Im Grunde wird der Senat selbst das aber nicht entscheiden. Anfang Oktober wurde eine Struktur versabschiedet, mit der sich ein Stück weit selbst entmachtet, weil die bisherige Arbeitsweise weitreichend über den Haufen geworfen wird. In diversen „Lenkungsgruppen“ sollen Staatsräte und Spitzenbeamte aus verschiedenen Senatsressorts sitzen und die Entscheidungen vorbereiten. Die Ergebnisse solcher „Lenkungsgruppen“ sind der Entscheidung einzelner Senatoren entzogen und der Senat insgesamt wird kaum anders können als „Ja“ zu sagen, wenn fünf wesentliche Staatsräte aus zentralen Ressorts sich vorab auf ein „Ergebnis“ verständigt haben. Diese Ergebnisse werden dann auch noch mit dem Siegel des unabhängigen Gutachters, mit denen die „Lenkungsgruppen“ über die Jahre zusammenarbeiten wollen, versehen sein.

In der vergangenen Legislaturperiode hatte dieses Modell nicht funktioniert, weil der Staatsrat der Senatskommission für das Personalwesen (SKP), Johannes Beermann (CDU), sich mit den Staatsräten Günter Dannemann (Finanzen) und Reinhard Hoffmann (Rathaus) gegenseitig blockiert hatte. Beermann ist weg, „seine“ SKP wird in den nächsten Wochen aufgeteilt und in der neuen „Staatsräte-Lenkungsgruppe“, die über allen anderen Lenkungsgruppen schwebt, sitzt keiner mehr mit CDU-Parteibuch.

Unter dieser „Staatsräte-lenkungsgruppe“ soll es fünf andere „Steuerungsgruppen“ geben, die Themen wie „Landesentwicklung/Häfen“, „Konzerncontrolling“, „Bürgerkommune/lokale Dienstleistung“ verantwortlich zu gestalten haben und damit diese Kompetenz den bisher zuständigen Ressorts entziehen. Mit dieser neuen Struktur soll der Reformprozess, der in den vergangenen Jahren nur stockend vorankam, vor dem Ende des Sanierungszeitraumes beschleunigt werden. In der Steuerungsgruppe „Ausgliederungen und Verselbstständigungen“ geht es um die „Weiterentwicklung von bremischen Gesellschaften“ – hinter einem Spiegelstrich ist zum Beispiel die Wohnungsbaugesellschaft „Bremische“ angeführt, die noch zu 51 Prozent im bremischen Besitz ist. Kleinere Themen sollen in „Ressortprojektgruppen“ bearbeitet werden, das reicht von dem Thema „Standesamt“ bis zur „Umsetzung der Empfehlungen des Wibera-Gutachtens zu den kommunalen Kindergärten“.

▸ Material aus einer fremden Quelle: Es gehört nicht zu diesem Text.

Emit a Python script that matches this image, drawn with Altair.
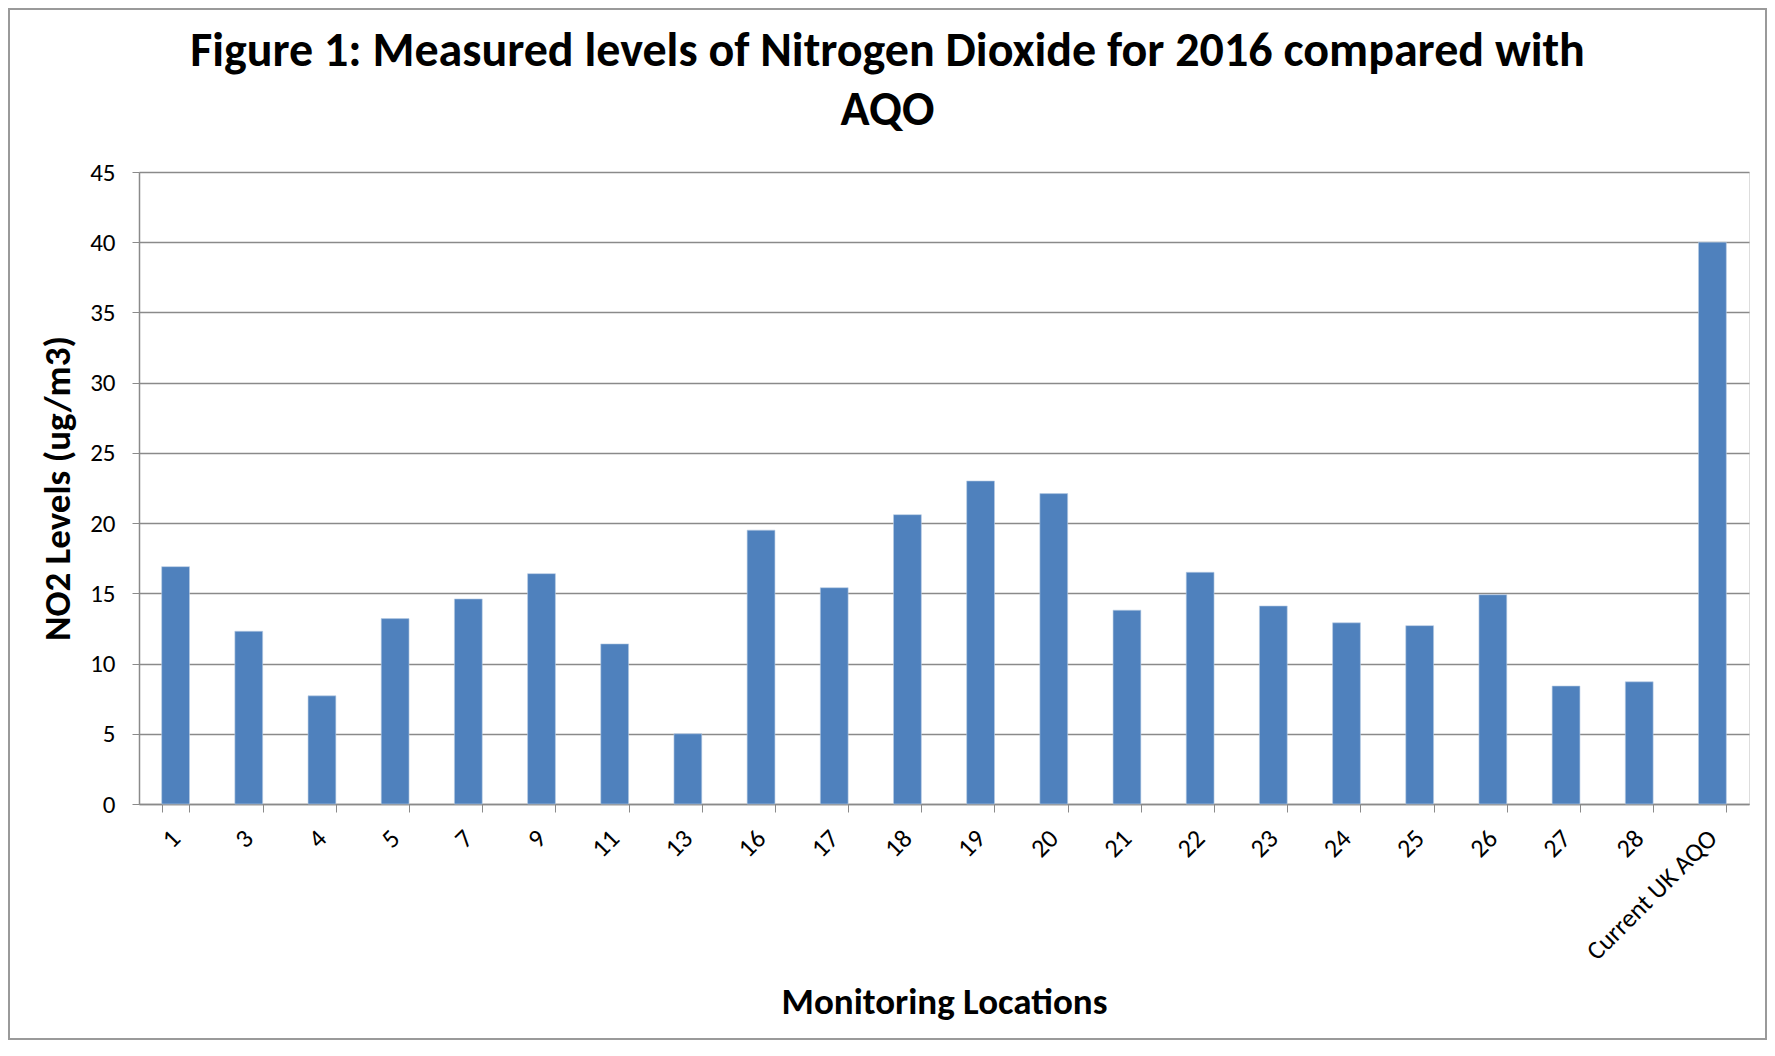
import altair as alt
import pandas as pd

locations = ["1", "3", "4", "5", "7", "9", "11", "13", "16", "17", "18", "19", "20",
             "21", "22", "23", "24", "25", "26", "27", "28", "Current UK AQO"]
no2_levels = [16.9, 12.3, 7.7, 13.2, 14.6, 16.4, 11.4, 5.0, 19.5, 15.4, 20.6, 23.0, 22.1,
              13.8, 16.5, 14.1, 12.9, 12.7, 14.9, 8.4, 8.7, 40.0]
y_ticks = [0, 5, 10, 15, 20, 25, 30, 35, 40, 45]

df = pd.DataFrame({"location": locations, "no2": no2_levels})

TITLE_FONT = "Carlito, 'Liberation Sans Narrow', 'Open Sans', sans-serif"
LABEL_FONT = "Carlito, 'Open Sans', sans-serif"
GRID = "#8a8a8a"

W, H = 1610, 632
PAD = {"left": 131, "top": 164, "right": 18, "bottom": 236}

bars = alt.Chart(df).mark_bar(color="#4F81BD", stroke="#b8cce4", strokeWidth=0.6).encode(
    x=alt.X("location:N", sort=locations,
            scale=alt.Scale(paddingInner=0.62, paddingOuter=0.31),
            axis=alt.Axis(title="Monitoring Locations", labelAngle=315, labelAlign="right",
                          labelBaseline="middle", labelFont=LABEL_FONT, labelFontSize=26,
                          labelColor="#000000", labelPadding=22, tickBand="extent",
                          tickExtra=True, ticks=True, tickSize=8, tickColor=GRID,
                          domainColor=GRID, domainWidth=1.5, grid=False,
                          titleFont=TITLE_FONT, titleFontSize=37, titleFontWeight="bold",
                          titleColor="#000000", titlePadding=20)),
    y=alt.Y("no2:Q", scale=alt.Scale(domain=[0, 45], nice=False),
            axis=alt.Axis(title="NO2 Levels  (ug/m3)", values=y_ticks, labelFont=LABEL_FONT,
                          labelFontSize=25, labelColor="#000000", labelPadding=17,
                          tickSize=7, tickColor=GRID, domainColor=GRID, domainWidth=1.5,
                          gridColor=GRID, gridWidth=1.3,
                          titleFont=TITLE_FONT, titleFontSize=37, titleFontWeight="bold",
                          titleColor="#000000", titlePadding=12)),
)

frame = alt.Chart(df).mark_rect(fill=None, stroke="#9a9a9a", strokeWidth=2).encode(
    x=alt.value(-PAD["left"] + 1), x2=alt.value(W + PAD["right"] - 1),
    y=alt.value(-PAD["top"] + 1), y2=alt.value(H + PAD["bottom"] - 1),
)

chart = alt.layer(bars, frame).properties(
    width=W, height=H,
    autosize=alt.AutoSizeParams(type="none"),
    padding=PAD,
    title=alt.TitleParams(
        text=["Figure 1: Measured levels of Nitrogen Dioxide for 2016 compared with", "AQO"],
        font=TITLE_FONT, fontSize=48, fontWeight="bold", color="#000000",
        anchor="middle", frame="bounds", offset=-127, lineHeight=59,
    ),
).configure_view(stroke=None).configure(background="white")

chart.save("out.html", embed_options={"renderer": "svg", "actions": False})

Bisher konnte ein Senatsressort zu einer strittigen Frage ein Gutachten in Auftrag geben, in Zukunft wird das nur noch im Ausnahmefall möglich sein. Einer der Gutachter-Firmen soll der Auftrag über die kommenden Jahre pauschal gegeben werden, die Beratung in Detailfragen soll in der Summe von acht Millionen Mark, die dafür zur Verfügung gestellt worden sind, eingeschlossen sein. K.W.